**Exercise brief:** Reproduce the listing below exactly, beginning with its first line and ending with the line that holds "ctx = document.getElementById('dpeChart').getContext('2d');"; pictures are not part of the copy.

**Data lines:**
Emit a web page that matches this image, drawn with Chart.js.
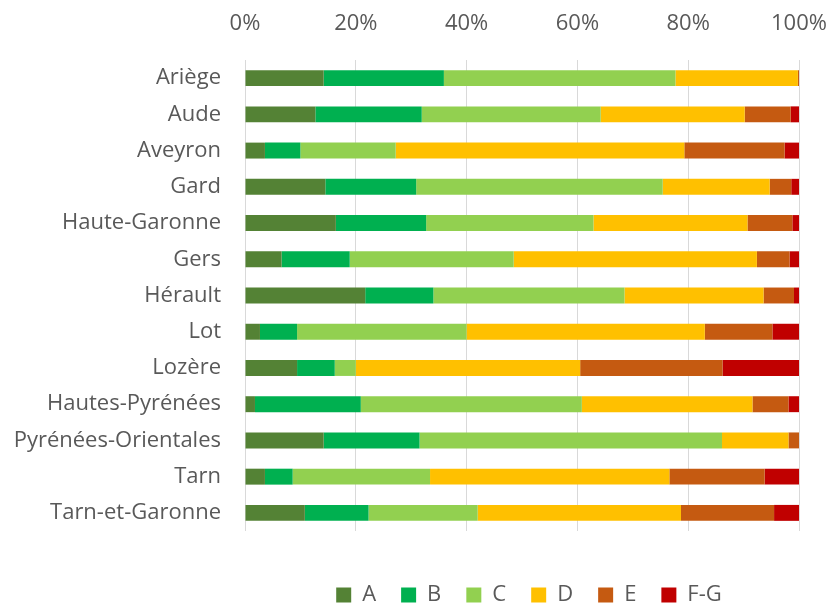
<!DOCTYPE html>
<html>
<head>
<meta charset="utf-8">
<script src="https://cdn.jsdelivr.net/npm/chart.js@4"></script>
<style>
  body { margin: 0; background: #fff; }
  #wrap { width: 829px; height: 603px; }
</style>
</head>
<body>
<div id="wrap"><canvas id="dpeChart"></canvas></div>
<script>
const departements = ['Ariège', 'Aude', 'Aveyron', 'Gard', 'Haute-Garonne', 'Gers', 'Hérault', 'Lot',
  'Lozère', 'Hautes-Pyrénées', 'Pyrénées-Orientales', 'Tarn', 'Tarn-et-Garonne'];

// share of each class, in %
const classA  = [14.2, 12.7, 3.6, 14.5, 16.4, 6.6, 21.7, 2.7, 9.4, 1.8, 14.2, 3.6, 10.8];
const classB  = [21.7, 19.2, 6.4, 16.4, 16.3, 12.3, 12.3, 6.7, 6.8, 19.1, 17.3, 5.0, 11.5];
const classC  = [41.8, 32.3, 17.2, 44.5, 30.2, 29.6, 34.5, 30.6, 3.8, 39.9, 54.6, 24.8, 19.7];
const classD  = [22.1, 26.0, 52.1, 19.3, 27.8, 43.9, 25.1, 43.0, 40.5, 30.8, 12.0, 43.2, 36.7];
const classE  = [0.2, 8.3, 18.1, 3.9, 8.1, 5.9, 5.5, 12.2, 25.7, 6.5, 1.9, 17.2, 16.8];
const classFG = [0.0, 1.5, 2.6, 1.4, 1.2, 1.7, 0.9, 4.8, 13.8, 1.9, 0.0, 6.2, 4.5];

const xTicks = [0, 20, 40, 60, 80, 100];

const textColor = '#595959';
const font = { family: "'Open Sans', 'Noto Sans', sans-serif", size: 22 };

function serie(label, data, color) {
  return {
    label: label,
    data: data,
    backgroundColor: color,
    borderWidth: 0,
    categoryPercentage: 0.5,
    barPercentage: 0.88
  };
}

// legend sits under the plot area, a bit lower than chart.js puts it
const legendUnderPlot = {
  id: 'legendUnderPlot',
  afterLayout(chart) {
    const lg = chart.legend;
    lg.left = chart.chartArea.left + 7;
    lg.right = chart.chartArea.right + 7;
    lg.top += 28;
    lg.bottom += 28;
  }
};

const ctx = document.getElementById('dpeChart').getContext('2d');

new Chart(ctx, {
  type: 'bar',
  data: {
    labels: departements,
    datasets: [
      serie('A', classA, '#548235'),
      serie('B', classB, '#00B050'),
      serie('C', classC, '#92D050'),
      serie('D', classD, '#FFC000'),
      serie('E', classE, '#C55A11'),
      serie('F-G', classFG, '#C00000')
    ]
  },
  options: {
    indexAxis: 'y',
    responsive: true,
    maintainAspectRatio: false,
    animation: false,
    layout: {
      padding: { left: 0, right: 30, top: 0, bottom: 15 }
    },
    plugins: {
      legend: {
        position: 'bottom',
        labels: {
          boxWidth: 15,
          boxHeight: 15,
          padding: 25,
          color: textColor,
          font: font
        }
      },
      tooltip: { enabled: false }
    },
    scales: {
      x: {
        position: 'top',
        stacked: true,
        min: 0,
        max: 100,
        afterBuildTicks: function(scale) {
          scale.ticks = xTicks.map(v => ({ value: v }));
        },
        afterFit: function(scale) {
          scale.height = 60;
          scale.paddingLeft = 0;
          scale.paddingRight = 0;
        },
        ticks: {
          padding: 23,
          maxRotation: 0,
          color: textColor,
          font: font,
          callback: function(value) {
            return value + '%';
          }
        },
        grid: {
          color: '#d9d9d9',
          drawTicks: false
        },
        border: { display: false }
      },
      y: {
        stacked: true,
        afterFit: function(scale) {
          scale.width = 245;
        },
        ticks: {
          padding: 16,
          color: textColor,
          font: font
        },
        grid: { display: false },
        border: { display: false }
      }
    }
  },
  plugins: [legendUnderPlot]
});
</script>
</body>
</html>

**Full solution:**
Emit a web page that matches this image, drawn with Chart.js.
<!DOCTYPE html>
<html>
<head>
<meta charset="utf-8">
<script src="https://cdn.jsdelivr.net/npm/chart.js@4"></script>
<style>
  body { margin: 0; background: #fff; }
  #wrap { width: 829px; height: 603px; }
</style>
</head>
<body>
<div id="wrap"><canvas id="dpeChart"></canvas></div>
<script>
const departements = ['Ariège', 'Aude', 'Aveyron', 'Gard', 'Haute-Garonne', 'Gers', 'Hérault', 'Lot',
  'Lozère', 'Hautes-Pyrénées', 'Pyrénées-Orientales', 'Tarn', 'Tarn-et-Garonne'];

// share of each class, in %
const classA  = [14.2, 12.7, 3.6, 14.5, 16.4, 6.6, 21.7, 2.7, 9.4, 1.8, 14.2, 3.6, 10.8];
const classB  = [21.7, 19.2, 6.4, 16.4, 16.3, 12.3, 12.3, 6.7, 6.8, 19.1, 17.3, 5.0, 11.5];
const classC  = [41.8, 32.3, 17.2, 44.5, 30.2, 29.6, 34.5, 30.6, 3.8, 39.9, 54.6, 24.8, 19.7];
const classD  = [22.1, 26.0, 52.1, 19.3, 27.8, 43.9, 25.1, 43.0, 40.5, 30.8, 12.0, 43.2, 36.7];
const classE  = [0.2, 8.3, 18.1, 3.9, 8.1, 5.9, 5.5, 12.2, 25.7, 6.5, 1.9, 17.2, 16.8];
const classFG = [0.0, 1.5, 2.6, 1.4, 1.2, 1.7, 0.9, 4.8, 13.8, 1.9, 0.0, 6.2, 4.5];

const xTicks = [0, 20, 40, 60, 80, 100];

const textColor = '#595959';
const font = { family: "'Open Sans', 'Noto Sans', sans-serif", size: 22 };

function serie(label, data, color) {
  return {
    label: label,
    data: data,
    backgroundColor: color,
    borderWidth: 0,
    categoryPercentage: 0.5,
    barPercentage: 0.88
  };
}

// legend sits under the plot area, a bit lower than chart.js puts it
const legendUnderPlot = {
  id: 'legendUnderPlot',
  afterLayout(chart) {
    const lg = chart.legend;
    lg.left = chart.chartArea.left + 7;
    lg.right = chart.chartArea.right + 7;
    lg.top += 28;
    lg.bottom += 28;
  }
};

const ctx = document.getElementById('dpeChart').getContext('2d');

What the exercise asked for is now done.